Automated division-detection accurately reproduces budding events irrespective of aging mode and daughter cell morphology.
(A) Representative phase-contrast images from the mother-machine device illustrating the two budding patterns observed in wild-type cells. Mode 1 shows elongated daughter cells (left), whereas Mode 2 cells exhibit small round daughter cells (right). Green arrowheads mark daughter cells; white dashed outlines delineate the mother cell boundary. (B) Mean ± SD replicative lifespan for Mode 1 and Mode 2 mothers measured by manual annotation (black bars) versus BudFinder model (grey bars). Model predictions closely match ground truth scores for both modes (two-tailed paired t-test, n.s. for Mode 1 and Mode 2). (C) Cell-cycle length trajectories over the course of life, expressed as a percentage of each cell’s total lifespan. Scatter points represent individual cycles; solid lines are Savitzky–Golay–smoothed trajectories (left, manual ground-truth annotations; right, model predictions). The model recapitulates the rapid budding characteristic of young cells, followed by progressive late-life cell-cycle lengthening, with Mode 2 cycles consistently longer than Mode 1 across both ground-truth and BudFinder model outputs.
Table 1.
Frame-level agreement between BudFinder model and manually annotated budding events across three genetic backgrounds. Percentages indicate the fraction of predicted division ticks that coincide with the ground-truth annotation in the same frame (Exact match) or within a tolerance window of ±1 or ±2 frames. Even under the rapid cycling of the oscillator strain and the shortened lifespan of sir2Δ, the model captures > 78% of events within ±1 frame and > 89% within ±2 frames, demonstrating robust temporal precision comparable to wild-type performance.
Fig 6.
BudFinder reproduces manual budding timelines, detects divisions in genetically perturbed strains, and accurately predicts replicative lifespan across diverse genetic backgrounds.

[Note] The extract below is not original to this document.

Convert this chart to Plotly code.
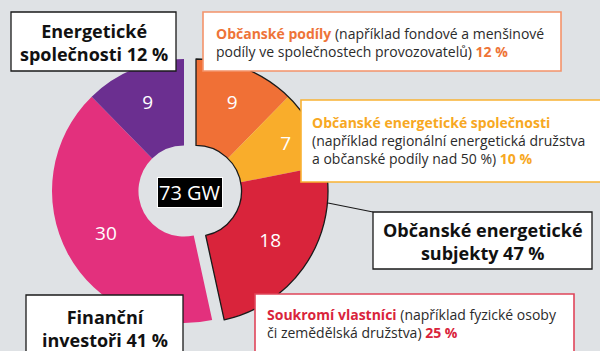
import plotly.graph_objects as go

# Installed capacity by owner group (GW), clockwise from 12 o'clock
labels = ["Občanské podíly", "Občanské energetické společnosti", "Soukromí vlastníci",
          "Finanční investoři", "Energetické společnosti"]
values = [9, 7, 18, 30, 9]
colors = ["#f07036", "#f9ad2b", "#d9243b", "#e3307d", "#6b2f90"]
citizen = [True, True, True, False, False]
total_label = "73 GW"

W, H = 600, 351
BG = "#dfe2e5"
FONT = "Open Sans"
CLEAR = "rgba(0,0,0,0)"


def px(x):
    return x / W


def py(y):
    return 1 - y / H


R = 132          # outer radius in px
CY = 191         # vertical centre of both rings
CX_LEFT = 184    # centre of the non-citizen ring
SHIFT = 12       # citizen ring is pushed to the right
HOLE = 0.345


def dom(cx):
    return dict(x=[px(cx - R), px(cx + R)], y=[py(CY + R), py(CY - R)])


def ring(show_citizen, cx):
    keep = [c == show_citizen for c in citizen]
    return go.Pie(
        labels=labels, values=values, sort=False, direction="clockwise", rotation=0,
        hole=HOLE, domain=dom(cx),
        marker=dict(colors=[c if k else CLEAR for c, k in zip(colors, keep)],
                    line=dict(width=0)),
        text=[str(v) if k else "" for v, k in zip(values, keep)],
        textinfo="text", textposition="inside", insidetextorientation="horizontal",
        insidetextfont=dict(family=FONT, size=19, color="white"),
        hoverinfo="skip", showlegend=False,
    )


citizen_sum = sum(v for v, c in zip(values, citizen) if c)
other_sum = sum(v for v, c in zip(values, citizen) if not c)

outline = go.Pie(
    values=[citizen_sum, other_sum], labels=["citizen", "other"], sort=False,
    direction="clockwise", rotation=0, hole=HOLE, domain=dom(CX_LEFT + SHIFT),
    marker=dict(colors=[CLEAR, CLEAR], line=dict(color="#1a1a1a", width=[1.3, 0])),
    textinfo="none", hoverinfo="skip", showlegend=False,
)

fig = go.Figure([ring(False, CX_LEFT), ring(True, CX_LEFT + SHIFT), outline])

shapes = []
annotations = []


def box(x0, y0, x1, y1, border, width=1.3):
    shapes.append(dict(type="rect", xref="paper", yref="paper", layer="above",
                       x0=px(x0), x1=px(x1), y0=py(y1), y1=py(y0),
                       fillcolor="white", line=dict(color=border, width=width)))


def text(x, y, s, size, anchor="left", color="#2b2b2b"):
    annotations.append(dict(xref="paper", yref="paper", x=px(x), y=py(y), text=s,
                            showarrow=False, xanchor=anchor, yanchor="middle",
                            align=anchor if anchor != "center" else "center",
                            font=dict(family=FONT, size=size, color=color)))


ORANGE, YELLOW, RED = "#ee7438", "#f7a823", "#d9243b"

# leader line to the citizen group box
shapes.append(dict(type="line", xref="paper", yref="paper", layer="above",
                   x0=px(328), y0=py(203), x1=px(373), y1=py(212),
                   line=dict(color="#1a1a1a", width=1.2)))

box(11, 12, 176, 71, "#1a1a1a")
text(93.5, 42, "<b>Energetické<br>společnosti 12 %</b>", 18, "center", "#111")

box(203, 12, 561, 71, "#f4936a", 1.6)
text(214, 42,
     f"<b><span style='color:{ORANGE}'>Občanské podíly</span></b> (například fondové a menšinové<br>"
     f"podíly ve společnostech provozovatelů) <b><span style='color:{ORANGE}'>12 %</span></b>", 14)

box(301, 100, 606, 182, "#f9b233", 1.6)
text(310, 140,
     f"<b><span style='color:{YELLOW}'>Občanské energetické společnosti</span></b><br>"
     f"(například regionální energetická družstva<br>"
     f"a občanské podíly nad 50 %) <b><span style='color:{YELLOW}'>10 %</span></b>", 14)

box(373, 212, 592, 269, "#1a1a1a")
text(482.5, 241, "<b>Občanské energetické<br>subjekty 47 %</b>", 18, "center", "#111")

box(255, 294, 574, 362, "#e0455a", 1.6)
text(265, 323,
     f"<b><span style='color:{RED}'>Soukromí vlastníci</span></b> (například fyzické osoby<br>"
     f"či zemědělská družstva) <b><span style='color:{RED}'>25 %</span></b>", 14)

box(26, 295, 183, 362, "#1a1a1a")
text(104.5, 328, "<b>Finanční<br>investoři 41 %</b>", 18, "center", "#111")

annotations.append(dict(xref="paper", yref="paper", x=px(190), y=py(192.5), text=total_label,
                        showarrow=False, xanchor="center", yanchor="middle",
                        bgcolor="black", bordercolor="white", borderwidth=1, borderpad=1,
                        font=dict(family=FONT, size=20, color="white")))

fig.update_layout(
    width=W, height=H, margin=dict(l=0, r=0, t=0, b=0),
    paper_bgcolor=BG, plot_bgcolor=BG,
    shapes=shapes, annotations=annotations, showlegend=False,
)

fig.write_html("out.html")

(A) Raster plots show ground-truth (blue) and model-predicted (orange) budding events for at least n = 15 representative mother cells per strain. The near-perfect superposition of orange and blue ticks across all three panels demonstrates that BudFinder preserves frame-level accuracy despite the distinct division frequencies and lifespan trajectories characteristic of each genotype, confirming its robustness to genetic perturbations. Prediction accuracy was quantified via the Hungarian algorithm. In the WT dataset, 54.5% of predictions matched ground truth exactly, with a mean error of +0.27 frames indicating a mild late bias; 30.3% of events were late, 8.1% early, and 7.1% unmatched. The sir2Δ dataset exhibited late bias, with 32.4% exact matches, 58.5% late predictions, 3.1% early, and 6.0% unmatched. The oscillator dataset showed a moderate early bias, with 40.8% exact matches, 35.5% early predictions, 15.6% late, and 8.1% unmatched. (B) Bar plots show F1 scores calculated with a 1-frame tolerance for the trained division-detection model (left bar in each panel) versus a naïve baseline (right bar) in sir2Δ cells (left) and an engineered long-lived oscillator strain (right). The trained model achieves F1 ≈ 0.75 in sir2Δ and F1 ≈ 0.68 in the oscillator, more than four-fold higher than the baseline in both cases. (C) Scatter plots compare predicted versus ground-truth replicative lifespan for sir2Δ (left, n = 172) and the engineered oscillator strain (right, n = 90). Each point represents one mother cell; the red dashed line denotes the 1:1 correspondence.
Fig 7.
Benchmarking division detection performance across different imaging platforms.
(A) Scatter plot comparing predicted versus ground-truth replicative lifespan for sir2 overexpression (n = 58). (B) Comparison of predicted and ground-truth division events for representative single cells.